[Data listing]
....
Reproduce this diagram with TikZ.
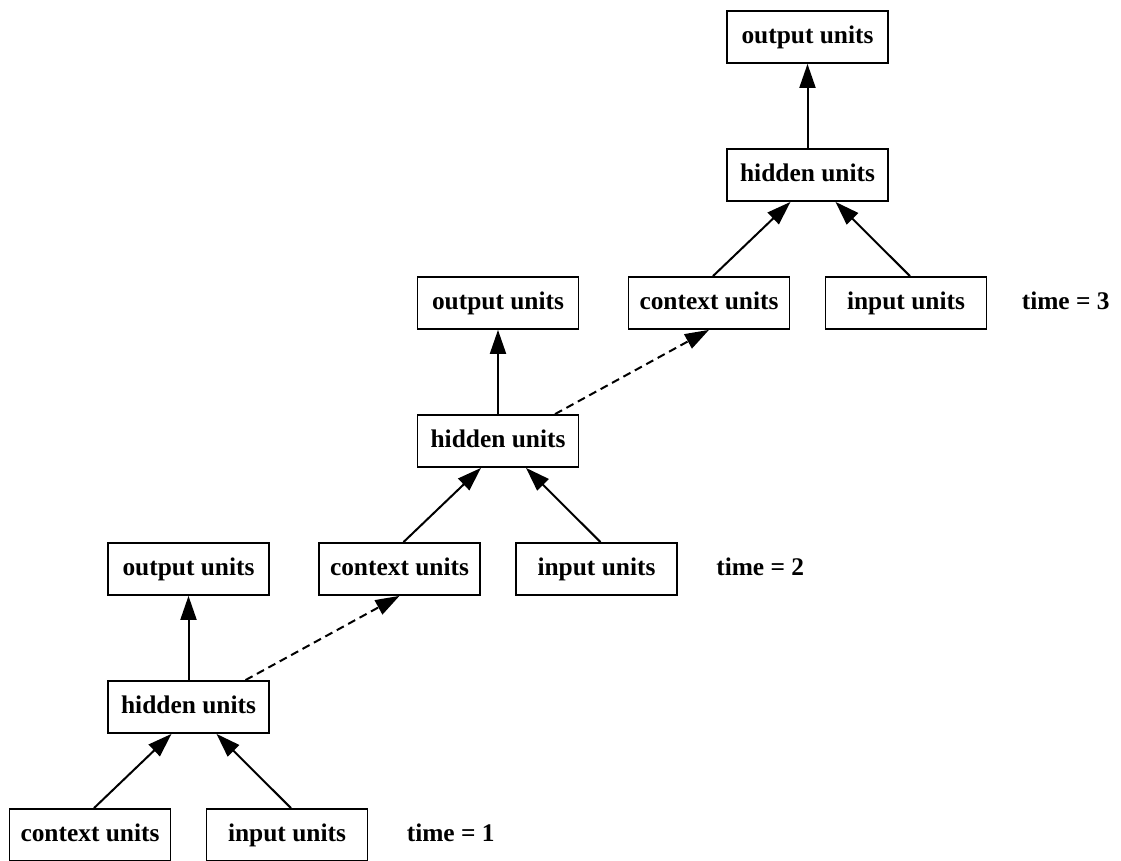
\documentclass[tikz,border=0pt]{standalone}
\usepackage{fontspec}
\setmainfont{Liberation Serif}
\usepackage{tikz}
\usetikzlibrary{positioning}
\usetikzlibrary{arrows.meta}
\def\UnitSep{98.5pt}
\def\HalfSep{49.25pt}
\def\RowIn{64pt}
\def\RowOut{69pt}
\def\StepSep{105.5pt}

\begin{document}
\begin{tikzpicture}[on grid,
		unit/.style={draw,line width=0.9pt,minimum width=80.5pt,minimum height=26pt,inner sep=0pt,text height=9pt,text depth=2.5pt,font=\fontsize{12.7}{15}\selectfont\bfseries},
		stamp/.style={inner sep=0pt,text height=9pt,text depth=2.5pt,font=\fontsize{12.7}{15}\selectfont\bfseries},
		link/.style={-{Triangle[length=12pt,width=8pt]},line width=1pt},
		recur/.style={link,dash pattern=on 4pt off 2.5pt}]
	\useasboundingbox (0pt,0pt) rectangle (560.5pt,430.5pt);
	% time = 1
	\node[unit] (ctx1) at (45pt,13pt) {context units};
	\node[unit,right=\UnitSep of ctx1] (inp1) {input units};
	\node[unit,above right=\RowIn and \HalfSep of ctx1] (hid1) {hidden units};
	\node[unit,above=\RowOut of hid1] (out1) {output units};
	\node[stamp,on grid=false,right=19pt of inp1] (time1) {time = 1};
	% time = 2
	\node[unit,right=\StepSep of out1] (ctx2) {context units};
	\node[unit,right=\UnitSep of ctx2] (inp2) {input units};
	\node[unit,above right=\RowIn and \HalfSep of ctx2] (hid2) {hidden units};
	\node[unit,above=\RowOut of hid2] (out2) {output units};
	\node[stamp,on grid=false,right=19pt of inp2] (time2) {time = 2};
	% time = 3
	\node[unit,right=\StepSep of out2] (ctx3) {context units};
	\node[unit,right=\UnitSep of ctx3] (inp3) {input units};
	\node[unit,above right=\RowIn and \HalfSep of ctx3] (hid3) {hidden units};
	\node[unit,above=\RowOut of hid3] (out3) {output units};
	\node[stamp,on grid=false,right=17pt of inp3] (time3) {time = 3};
	% 
	\foreach \t in {1,2,3}{
		\draw[link] ([xshift=2pt]ctx\t.north) -- ([xshift=-8.5pt]hid\t.south);
		\draw[link] ([xshift=2pt]inp\t.north) -- ([xshift=14pt]hid\t.south);
		\draw[link] (hid\t) -- (out\t);
	}
	% copy of the hidden state
	\draw[recur] ([xshift=28.5pt]hid1.north) -- (ctx2.south);
	\draw[recur] ([xshift=28.5pt]hid2.north) -- (ctx3.south);
\end{tikzpicture}
\end{document}
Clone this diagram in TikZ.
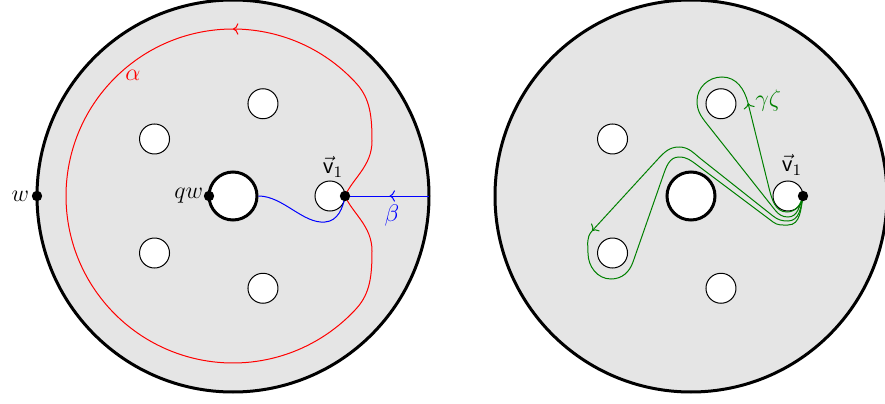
....
Identify and list each line with the word "diagram".

Reproduce this diagram with TikZ.
Clone this diagram in TikZ.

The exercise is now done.